*YOUR GOAL*. Repeat the listing exactly as given, omitting every image.

*DATA*.
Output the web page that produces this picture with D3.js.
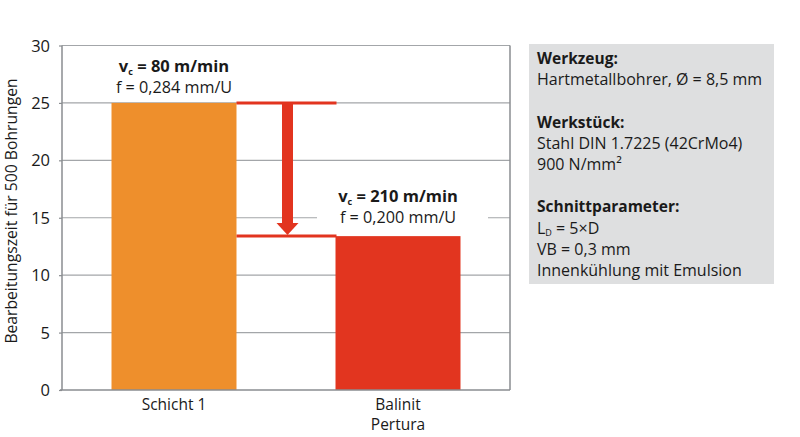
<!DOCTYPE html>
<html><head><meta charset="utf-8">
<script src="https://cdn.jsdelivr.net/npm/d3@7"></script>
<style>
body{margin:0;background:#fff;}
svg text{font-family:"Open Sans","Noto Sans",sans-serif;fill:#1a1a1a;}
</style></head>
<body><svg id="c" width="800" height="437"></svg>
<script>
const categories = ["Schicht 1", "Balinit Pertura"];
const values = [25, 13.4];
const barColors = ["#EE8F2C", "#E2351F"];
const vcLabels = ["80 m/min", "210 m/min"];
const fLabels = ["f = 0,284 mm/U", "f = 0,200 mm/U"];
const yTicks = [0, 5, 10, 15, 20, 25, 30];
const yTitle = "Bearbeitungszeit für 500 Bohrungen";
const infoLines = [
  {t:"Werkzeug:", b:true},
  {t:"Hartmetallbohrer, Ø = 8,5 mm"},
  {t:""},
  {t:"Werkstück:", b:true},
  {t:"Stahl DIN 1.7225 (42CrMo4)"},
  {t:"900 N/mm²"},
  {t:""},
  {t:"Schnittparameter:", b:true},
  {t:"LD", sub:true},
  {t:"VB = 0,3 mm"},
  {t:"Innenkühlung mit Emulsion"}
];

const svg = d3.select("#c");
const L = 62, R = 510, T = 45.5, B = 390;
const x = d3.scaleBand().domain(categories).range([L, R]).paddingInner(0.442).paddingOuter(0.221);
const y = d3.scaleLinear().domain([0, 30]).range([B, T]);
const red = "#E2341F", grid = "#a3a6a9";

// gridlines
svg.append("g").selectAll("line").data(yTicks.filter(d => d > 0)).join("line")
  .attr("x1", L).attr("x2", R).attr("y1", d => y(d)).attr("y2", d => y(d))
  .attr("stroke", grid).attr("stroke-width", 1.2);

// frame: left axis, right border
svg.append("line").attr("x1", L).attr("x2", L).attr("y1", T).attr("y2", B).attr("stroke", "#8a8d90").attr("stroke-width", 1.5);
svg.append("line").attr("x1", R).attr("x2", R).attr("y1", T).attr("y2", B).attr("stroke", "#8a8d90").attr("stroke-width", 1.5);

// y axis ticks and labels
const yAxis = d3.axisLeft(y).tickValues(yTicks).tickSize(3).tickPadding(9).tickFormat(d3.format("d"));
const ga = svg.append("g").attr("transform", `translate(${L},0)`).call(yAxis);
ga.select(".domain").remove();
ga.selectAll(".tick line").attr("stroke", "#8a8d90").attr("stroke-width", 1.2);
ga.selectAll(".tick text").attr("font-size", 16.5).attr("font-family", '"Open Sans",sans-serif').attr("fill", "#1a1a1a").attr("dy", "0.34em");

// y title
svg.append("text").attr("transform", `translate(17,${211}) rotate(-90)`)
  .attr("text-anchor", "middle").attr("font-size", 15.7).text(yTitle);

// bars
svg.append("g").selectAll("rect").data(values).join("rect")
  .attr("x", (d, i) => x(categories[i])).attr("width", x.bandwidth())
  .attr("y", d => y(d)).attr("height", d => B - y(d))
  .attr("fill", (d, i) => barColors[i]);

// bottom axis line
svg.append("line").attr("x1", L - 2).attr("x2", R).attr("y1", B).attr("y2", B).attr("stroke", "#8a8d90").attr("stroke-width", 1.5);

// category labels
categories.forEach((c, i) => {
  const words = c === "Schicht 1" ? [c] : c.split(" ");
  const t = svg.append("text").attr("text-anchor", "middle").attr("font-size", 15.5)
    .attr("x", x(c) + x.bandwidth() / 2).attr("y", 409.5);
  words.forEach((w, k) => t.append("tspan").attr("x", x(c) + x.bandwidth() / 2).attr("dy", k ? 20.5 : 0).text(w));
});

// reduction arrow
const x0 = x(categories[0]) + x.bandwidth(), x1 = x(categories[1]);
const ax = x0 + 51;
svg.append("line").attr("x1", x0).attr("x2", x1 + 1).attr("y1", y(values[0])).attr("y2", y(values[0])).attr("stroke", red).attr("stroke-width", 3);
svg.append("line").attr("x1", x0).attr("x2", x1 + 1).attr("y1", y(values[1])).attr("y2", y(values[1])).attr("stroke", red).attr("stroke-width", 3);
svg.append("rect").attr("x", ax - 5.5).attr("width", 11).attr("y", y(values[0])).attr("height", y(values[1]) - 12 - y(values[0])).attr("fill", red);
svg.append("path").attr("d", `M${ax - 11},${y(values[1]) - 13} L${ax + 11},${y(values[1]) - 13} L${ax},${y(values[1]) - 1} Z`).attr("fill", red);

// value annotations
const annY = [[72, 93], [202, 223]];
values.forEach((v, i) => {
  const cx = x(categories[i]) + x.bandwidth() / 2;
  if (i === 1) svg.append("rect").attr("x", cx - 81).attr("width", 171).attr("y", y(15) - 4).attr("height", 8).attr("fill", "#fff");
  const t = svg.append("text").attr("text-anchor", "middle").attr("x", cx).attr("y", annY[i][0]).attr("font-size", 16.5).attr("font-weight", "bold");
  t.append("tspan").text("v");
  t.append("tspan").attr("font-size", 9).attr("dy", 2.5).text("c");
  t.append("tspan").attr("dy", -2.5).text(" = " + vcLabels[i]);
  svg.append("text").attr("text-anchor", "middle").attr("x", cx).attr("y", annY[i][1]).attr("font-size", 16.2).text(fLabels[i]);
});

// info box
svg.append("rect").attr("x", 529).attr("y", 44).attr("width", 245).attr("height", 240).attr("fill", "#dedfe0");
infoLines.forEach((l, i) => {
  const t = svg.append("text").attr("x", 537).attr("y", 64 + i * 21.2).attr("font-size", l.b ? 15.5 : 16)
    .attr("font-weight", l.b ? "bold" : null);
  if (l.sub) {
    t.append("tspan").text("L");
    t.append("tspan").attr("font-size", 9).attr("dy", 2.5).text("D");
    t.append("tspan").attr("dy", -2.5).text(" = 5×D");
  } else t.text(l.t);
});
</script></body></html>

*CORRECT RESPONSE*.
Output the web page that produces this picture with D3.js.
<!DOCTYPE html>
<html><head><meta charset="utf-8">
<script src="https://cdn.jsdelivr.net/npm/d3@7"></script>
<style>
body{margin:0;background:#fff;}
svg text{font-family:"Open Sans","Noto Sans",sans-serif;fill:#1a1a1a;}
</style></head>
<body><svg id="c" width="800" height="437"></svg>
<script>
const categories = ["Schicht 1", "Balinit Pertura"];
const values = [25, 13.4];
const barColors = ["#EE8F2C", "#E2351F"];
const vcLabels = ["80 m/min", "210 m/min"];
const fLabels = ["f = 0,284 mm/U", "f = 0,200 mm/U"];
const yTicks = [0, 5, 10, 15, 20, 25, 30];
const yTitle = "Bearbeitungszeit für 500 Bohrungen";
const infoLines = [
  {t:"Werkzeug:", b:true},
  {t:"Hartmetallbohrer, Ø = 8,5 mm"},
  {t:""},
  {t:"Werkstück:", b:true},
  {t:"Stahl DIN 1.7225 (42CrMo4)"},
  {t:"900 N/mm²"},
  {t:""},
  {t:"Schnittparameter:", b:true},
  {t:"LD", sub:true},
  {t:"VB = 0,3 mm"},
  {t:"Innenkühlung mit Emulsion"}
];

const svg = d3.select("#c");
const L = 62, R = 510, T = 45.5, B = 390;
const x = d3.scaleBand().domain(categories).range([L, R]).paddingInner(0.442).paddingOuter(0.221);
const y = d3.scaleLinear().domain([0, 30]).range([B, T]);
const red = "#E2341F", grid = "#a3a6a9";

// gridlines
svg.append("g").selectAll("line").data(yTicks.filter(d => d > 0)).join("line")
  .attr("x1", L).attr("x2", R).attr("y1", d => y(d)).attr("y2", d => y(d))
  .attr("stroke", grid).attr("stroke-width", 1.2);

// frame: left axis, right border
svg.append("line").attr("x1", L).attr("x2", L).attr("y1", T).attr("y2", B).attr("stroke", "#8a8d90").attr("stroke-width", 1.5);
svg.append("line").attr("x1", R).attr("x2", R).attr("y1", T).attr("y2", B).attr("stroke", "#8a8d90").attr("stroke-width", 1.5);

// y axis ticks and labels
const yAxis = d3.axisLeft(y).tickValues(yTicks).tickSize(3).tickPadding(9).tickFormat(d3.format("d"));
const ga = svg.append("g").attr("transform", `translate(${L},0)`).call(yAxis);
ga.select(".domain").remove();
ga.selectAll(".tick line").attr("stroke", "#8a8d90").attr("stroke-width", 1.2);
ga.selectAll(".tick text").attr("font-size", 16.5).attr("font-family", '"Open Sans",sans-serif').attr("fill", "#1a1a1a").attr("dy", "0.34em");

// y title
svg.append("text").attr("transform", `translate(17,${211}) rotate(-90)`)
  .attr("text-anchor", "middle").attr("font-size", 15.7).text(yTitle);

// bars
svg.append("g").selectAll("rect").data(values).join("rect")
  .attr("x", (d, i) => x(categories[i])).attr("width", x.bandwidth())
  .attr("y", d => y(d)).attr("height", d => B - y(d))
  .attr("fill", (d, i) => barColors[i]);

// bottom axis line
svg.append("line").attr("x1", L - 2).attr("x2", R).attr("y1", B).attr("y2", B).attr("stroke", "#8a8d90").attr("stroke-width", 1.5);

// category labels
categories.forEach((c, i) => {
  const words = c === "Schicht 1" ? [c] : c.split(" ");
  const t = svg.append("text").attr("text-anchor", "middle").attr("font-size", 15.5)
    .attr("x", x(c) + x.bandwidth() / 2).attr("y", 409.5);
  words.forEach((w, k) => t.append("tspan").attr("x", x(c) + x.bandwidth() / 2).attr("dy", k ? 20.5 : 0).text(w));
});

// reduction arrow
const x0 = x(categories[0]) + x.bandwidth(), x1 = x(categories[1]);
const ax = x0 + 51;
svg.append("line").attr("x1", x0).attr("x2", x1 + 1).attr("y1", y(values[0])).attr("y2", y(values[0])).attr("stroke", red).attr("stroke-width", 3);
svg.append("line").attr("x1", x0).attr("x2", x1 + 1).attr("y1", y(values[1])).attr("y2", y(values[1])).attr("stroke", red).attr("stroke-width", 3);
svg.append("rect").attr("x", ax - 5.5).attr("width", 11).attr("y", y(values[0])).attr("height", y(values[1]) - 12 - y(values[0])).attr("fill", red);
svg.append("path").attr("d", `M${ax - 11},${y(values[1]) - 13} L${ax + 11},${y(values[1]) - 13} L${ax},${y(values[1]) - 1} Z`).attr("fill", red);

// value annotations
const annY = [[72, 93], [202, 223]];
values.forEach((v, i) => {
  const cx = x(categories[i]) + x.bandwidth() / 2;
  if (i === 1) svg.append("rect").attr("x", cx - 81).attr("width", 171).attr("y", y(15) - 4).attr("height", 8).attr("fill", "#fff");
  const t = svg.append("text").attr("text-anchor", "middle").attr("x", cx).attr("y", annY[i][0]).attr("font-size", 16.5).attr("font-weight", "bold");
  t.append("tspan").text("v");
  t.append("tspan").attr("font-size", 9).attr("dy", 2.5).text("c");
  t.append("tspan").attr("dy", -2.5).text(" = " + vcLabels[i]);
  svg.append("text").attr("text-anchor", "middle").attr("x", cx).attr("y", annY[i][1]).attr("font-size", 16.2).text(fLabels[i]);
});

// info box
svg.append("rect").attr("x", 529).attr("y", 44).attr("width", 245).attr("height", 240).attr("fill", "#dedfe0");
infoLines.forEach((l, i) => {
  const t = svg.append("text").attr("x", 537).attr("y", 64 + i * 21.2).attr("font-size", l.b ? 15.5 : 16)
    .attr("font-weight", l.b ? "bold" : null);
  if (l.sub) {
    t.append("tspan").text("L");
    t.append("tspan").attr("font-size", 9).attr("dy", 2.5).text("D");
    t.append("tspan").attr("dy", -2.5).text(" = 5×D");
  } else t.text(l.t);
});
</script></body></html>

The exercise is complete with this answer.